Comparative Study of Four Chemometric Methods for the Quantitative Analysis of the Carbon Content in Coal by Laser-Induced Breakdown Spectroscopy Technology

ACS Omega. 2022 Mar 8;7(11):9443-9451. doi: 10.1021/acsomega.1c06752. eCollection 2022 Mar 22.

Abstract

Coal is a heterogeneous mineral substance mainly composed of carbon, along with various amounts of other elements. The carbon content is an important and pertinent parameter for coal quality. To achieve the rapid and accurate online measurement of the carbon content in coal, four different calibration strategies are applied to coal analysis by laser-induced breakdown spectroscopy (LIBS).

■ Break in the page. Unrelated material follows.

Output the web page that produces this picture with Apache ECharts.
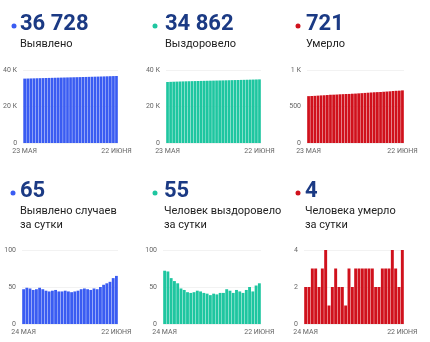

Four calibration models based on support vector regression (SVR), back-propagation training (BP), random forest (RF), and partial least-squares regression (PLSR) were proposed, and the prediction accuracy, prediction precision, model stability, and training velocity of the four calibration models were compared for the quantitative analysis of the carbon content. A total of 65 coal samples were ablated, and the plasma spectra were used as the input data. Among the four calibration models, the results indicate that SVR and BP are the most promising calibration models for finding a better optimized model with a better prediction accuracy and prediction precision, and PLSR has a better prediction stability and a faster training velocity; however, RF has a prediction performance worse than those of the other three models.